Implement your own guard

To enable one class of lock to be used with scoped_guard, a set of convient macros DEFINE_LOCK_GUARD_x have been provided, where x means the number of arguments need.

// spinlock.h
DEFINE_LOCK_GUARD_1(spinlock_irqsave, spinlock_t,
		    spin_lock_irqsave(_T->lock, _T->flags),
		    spin_unlock_irqrestore(_T->lock, _T->flags),
		    unsigned long flags)

// rcupdate.h
DEFINE_LOCK_GUARD_0(rcu, rcu_read_lock(), rcu_read_unlock())

What this macro does is creating a new class. The ctor for this class contains the locking routine, and the dtor contians unlocking routine.

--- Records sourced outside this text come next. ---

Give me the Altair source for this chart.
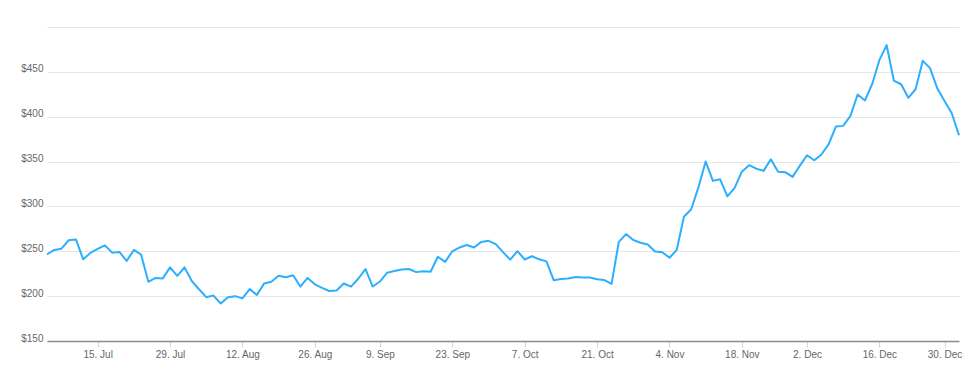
import altair as alt
import pandas as pd
from datetime import date

dates = [
    # Jul 2024
    "2024-07-03", "2024-07-05", "2024-07-08", "2024-07-09", "2024-07-10", "2024-07-11", "2024-07-12",
    "2024-07-15", "2024-07-16", "2024-07-17", "2024-07-18", "2024-07-19", "2024-07-22", "2024-07-23",
    "2024-07-24", "2024-07-25", "2024-07-26", "2024-07-29", "2024-07-30", "2024-07-31",
    # Aug
    "2024-08-01", "2024-08-02", "2024-08-05", "2024-08-06", "2024-08-07", "2024-08-08", "2024-08-09",
    "2024-08-12", "2024-08-13", "2024-08-14", "2024-08-15", "2024-08-16", "2024-08-19", "2024-08-20",
    "2024-08-21", "2024-08-22", "2024-08-23", "2024-08-26", "2024-08-27", "2024-08-28", "2024-08-29",
    "2024-08-30",
    # Sep
    "2024-09-03", "2024-09-04", "2024-09-05", "2024-09-06", "2024-09-09", "2024-09-10", "2024-09-11",
    "2024-09-12", "2024-09-13", "2024-09-16", "2024-09-17", "2024-09-18", "2024-09-19", "2024-09-20",
    "2024-09-23", "2024-09-24", "2024-09-25", "2024-09-26", "2024-09-27", "2024-09-30",
    # Oct
    "2024-10-01", "2024-10-02", "2024-10-03", "2024-10-04", "2024-10-07", "2024-10-08", "2024-10-09",
    "2024-10-10", "2024-10-11", "2024-10-14", "2024-10-15", "2024-10-16", "2024-10-17", "2024-10-18",
    "2024-10-21", "2024-10-22", "2024-10-23", "2024-10-24", "2024-10-25", "2024-10-28", "2024-10-29",
    "2024-10-30", "2024-10-31",
    # Nov
    "2024-11-01", "2024-11-04", "2024-11-05", "2024-11-06", "2024-11-07", "2024-11-08", "2024-11-11",
    "2024-11-12", "2024-11-13", "2024-11-14", "2024-11-15", "2024-11-18", "2024-11-19", "2024-11-20",
    "2024-11-21", "2024-11-22", "2024-11-25", "2024-11-26", "2024-11-27", "2024-11-29",
    # Dec
    "2024-12-02", "2024-12-03", "2024-12-04", "2024-12-05", "2024-12-06", "2024-12-09", "2024-12-10",
    "2024-12-11", "2024-12-12", "2024-12-13", "2024-12-16", "2024-12-17", "2024-12-18", "2024-12-19",
    "2024-12-20", "2024-12-23", "2024-12-24", "2024-12-26", "2024-12-27", "2024-12-30", "2024-12-31",
    # Jan 2025
    "2025-01-02",
]

prices = [
    246.39, 251.52, 252.94, 262.33, 263.26, 241.03, 248.23, 252.64, 256.56, 248.50,
    249.23, 239.20, 251.51, 246.38, 215.99, 220.25, 219.80, 232.10, 222.62, 232.07,
    216.86, 207.67, 198.88, 200.64, 191.76, 198.84, 200.00, 197.49, 207.83, 201.38,
    214.14, 216.12, 222.72, 221.10, 223.27, 210.66, 220.32, 213.21, 209.21, 205.75,
    206.28, 214.11,
    210.60, 219.41, 230.17, 210.73, 216.27, 226.17, 228.13, 229.81, 230.29, 226.78,
    227.87, 227.20, 243.92, 238.25, 250.00, 254.27, 257.02, 254.22, 260.46, 261.63,
    258.02, 249.02, 240.66, 250.08, 240.83, 244.50, 241.05, 238.77, 217.80, 219.16,
    219.57, 221.33, 220.89, 220.70, 218.85, 217.97, 213.65, 260.48, 269.19, 262.51,
    259.52, 257.55, 249.85,
    248.98, 242.84, 251.44, 288.53, 296.91, 321.22, 350.00, 328.49, 330.24, 311.18,
    320.72, 338.74, 346.00, 342.03, 339.64, 352.56, 338.59, 338.23, 332.89, 345.16,
    357.09, 351.42, 357.93, 369.49, 389.22, 389.79, 400.99, 424.77, 418.10, 436.23,
    463.02, 479.86, 440.13, 436.17, 421.06, 430.60, 462.28, 454.13, 431.66, 417.41,
    403.84,
    379.28,
]

tick_labels = ["15. Jul", "29. Jul", "12. Aug", "26. Aug", "9. Sep", "23. Sep", "7. Oct",
               "21. Oct", "4. Nov", "18. Nov", "2. Dec", "16. Dec", "30. Dec"]

y_ticks = [150, 200, 250, 300, 350, 400, 450, 500]

labels = []
for d in dates:
    dt = date.fromisoformat(d)
    labels.append(f"{dt.day}. {dt.strftime('%b')}")

df = pd.DataFrame({"label": labels, "price": prices})

FONT = "Liberation Sans"

chart = alt.Chart(df).mark_line(color="#2caffe", strokeWidth=2, strokeJoin="round").encode(
    x=alt.X(
        "label:O",
        sort=labels,
        scale=alt.Scale(type="point", padding=0),
        axis=alt.Axis(
            values=tick_labels,
            labelAngle=0,
            grid=False,
            title=None,
            domainColor="#8c8c8c",
            domainWidth=1.5,
            tickColor="#ccd6eb",
            tickSize=6,
            tickWidth=1,
            labelColor="#666666",
            labelFont=FONT,
            labelFontSize=10,
            labelPadding=2,
            labelOverlap=False,
        ),
    ),
    y=alt.Y(
        "price:Q",
        scale=alt.Scale(domain=[150, 500], nice=False, zero=False),
        axis=alt.Axis(
            values=y_ticks,
            labelExpr="datum.value >= 500 ? '' : '$' + datum.value",
            grid=True,
            gridColor="#e6e6e6",
            gridWidth=1,
            domain=False,
            ticks=False,
            title=None,
            labelColor="#666666",
            labelFont=FONT,
            labelFontSize=10,
            labelPadding=4,
            labelOffset=-3,
        ),
    ),
).properties(
    width=912,
    height=314,
    autosize="none",
    padding={"left": 47, "top": 27, "right": 16, "bottom": 49},
    background="white",
).configure_view(stroke=None)

chart.save("out.html", embed_options={"renderer": "svg", "actions": False})
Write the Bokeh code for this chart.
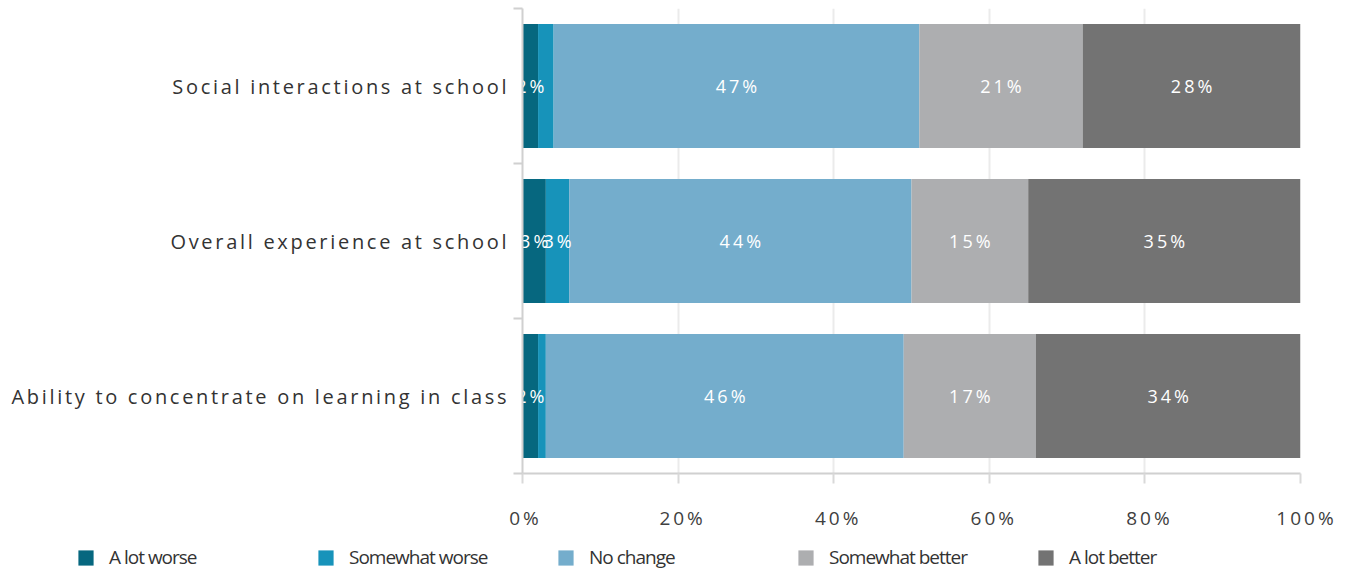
from bokeh.plotting import figure
from bokeh.layouts import row
from bokeh.models import (ColumnDataSource, Range1d, FixedTicker, PrintfTickFormatter,
                          Legend, LegendItem, InlineStyleSheet)
from bokeh.core.properties import value
from bokeh.embed import file_html
from bokeh.resources import INLINE

categories = ["Ability to concentrate on learning in class",
              "Overall experience at school",
              "Social interactions at school"]
series = ["A lot worse", "Somewhat worse", "No change", "Somewhat better", "A lot better"]
a_lot_worse = [2, 3, 2]
somewhat_worse = [1, 3, 2]
no_change = [46, 44, 47]
somewhat_better = [17, 15, 21]
a_lot_better = [34, 35, 28]
colors = ["#06677f", "#1793ba", "#74adcc", "#adaeb0", "#737373"]
x_ticks = [0, 20, 40, 60, 80, 100]
hidden_labels = [("Ability to concentrate on learning in class", "Somewhat worse"),
                 ("Social interactions at school", "Somewhat worse")]

values = [a_lot_worse, somewhat_worse, no_change, somewhat_better, a_lot_better]
ypos = list(range(len(categories)))
data = {"y": ypos}
for s, v in zip(series, values):
    data[s] = v
source = ColumnDataSource(data)

FONT = "Open Sans"
LS = 3      # letter spacing (px) of the axis texts
LS_CAT = 2.7  # letter spacing (px) of the category names


def spaced(ls):
    return [InlineStyleSheet(css=":host { letter-spacing: %spx; }" % ls)]


y_range = Range1d(-0.5, len(categories) - 0.5)

# main plot
p = figure(width=832, height=535, output_backend="svg", toolbar_location=None,
           x_range=Range1d(0, 100), y_range=y_range,
           min_border_left=14, min_border_right=40, min_border_top=8, min_border_bottom=62,
           stylesheets=spaced(LS))
p.outline_line_color = None
p.background_fill_color = "white"

renderers = p.hbar_stack(series, y="y", height=0.8, color=colors, line_color=None, source=source)

# labels inside the bars
lx, ly, lt, lo = [], [], [], []
for i, cat in enumerate(categories):
    left = 0
    for s, v in zip(series, values):
        if (cat, s) not in hidden_labels:
            t = f"{v[i]}%"
            lx.append(left + v[i] / 2)
            ly.append(ypos[i])
            lt.append(t)
            lo.append(-(len(t) - 1) * LS / 2)
        left += v[i]
p.text(x=lx, y=ly, text=lt, x_offset=lo, text_color="white", text_align="center",
       text_baseline="middle", text_font=value(FONT), text_font_size="18px")

# x axis
p.xaxis.ticker = FixedTicker(ticks=x_ticks)
p.xaxis.formatter = PrintfTickFormatter(format="%d%%")
p.xaxis.axis_line_color = "#d0d0d0"
p.xaxis.axis_line_width = 2
p.xaxis.major_tick_line_color = "#d9d9d9"
p.xaxis.major_tick_line_width = 2
p.xaxis.major_tick_in = 0
p.xaxis.major_tick_out = 10
p.xaxis.minor_tick_line_color = None
p.xaxis.major_label_standoff = 21
p.xaxis.major_label_text_font = FONT
p.xaxis.major_label_text_font_size = "19px"
p.xaxis.major_label_text_color = "#404040"

p.xgrid.grid_line_color = "#ebebeb"
p.xgrid.grid_line_width = 2
p.ygrid.grid_line_color = None

# y axis: line and ticks between categories only (names are in the label panel)
p.yaxis.ticker = FixedTicker(ticks=[], minor_ticks=[y - 0.5 for y in ypos] + [ypos[-1] + 0.5])
p.yaxis.axis_line_color = "#d0d0d0"
p.yaxis.axis_line_width = 2
p.yaxis.major_tick_line_color = None
p.yaxis.minor_tick_line_color = "#d0d0d0"
p.yaxis.minor_tick_line_width = 2
p.yaxis.minor_tick_in = 0
p.yaxis.minor_tick_out = 9
p.yaxis.major_label_standoff = 0

# category label panel
lab = figure(width=508, height=535, output_backend="svg", toolbar_location=None,
             x_range=Range1d(0, 1), y_range=y_range, x_axis_type=None, y_axis_type=None,
             min_border_left=0, min_border_right=0, min_border_top=8, min_border_bottom=62,
             stylesheets=spaced(LS_CAT))
lab.outline_line_color = None
lab.xgrid.grid_line_color = None
lab.ygrid.grid_line_color = None
lab.text(x=[1] * len(categories), y=ypos, text=categories,
         x_offset=[-2 - (len(c) - 1) * LS_CAT for c in categories],
         text_align="right", text_baseline="middle", text_color="#333333",
         text_font=value(FONT), text_font_size="20px")

# legend strip
lg = figure(width=1340, height=35, output_backend="svg", toolbar_location=None,
            x_range=Range1d(0, 1), y_range=Range1d(0, 1), x_axis_type=None, y_axis_type=None,
            min_border_left=0, min_border_right=0, min_border_top=0, min_border_bottom=0,
            stylesheets=spaced(-1))
lg.outline_line_color = None
lg.xgrid.grid_line_color = None
lg.ygrid.grid_line_color = None
dummy = [lg.vbar(x=[0.5], top=[1], width=0.1, fill_color=c, line_color=None, visible=False)
         for c in colors]
legend = Legend(items=[LegendItem(label=s, renderers=[r]) for s, r in zip(series, dummy)],
                orientation="horizontal", location=(76, 0),
                glyph_width=19, glyph_height=19, label_standoff=14, label_width=207,
                label_height=19, spacing=0, padding=0, margin=0,
                border_line_color=None, background_fill_alpha=0,
                label_text_font=FONT, label_text_font_size="19px", label_text_color="#333333")
lg.add_layout(legend, "center")

open("out.html", "w").write(file_html([row(lab, p, spacing=0), lg], INLINE))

This class contains at leat one field (named lock), which is used for storing the locked object. For example, we can make scoped_guard work with a struct created by ourself:

struct mutex_protected { struct mutex m; void *protected; };
DEFINE_LOCK_GUARD_1(mutex_protected, struct mutex_protected,
		    mutex_lock(&_T->lock->m), mutex_unlock(&_T->lock->m))

struct mutex_protected y;
scoped_guard (mutex_protected, &y) {
    y.protected; // protected by mutex_lock
}

This class can also have more fields, e.g. spinlock_irqsave requires an additional flags field to save interrupt status.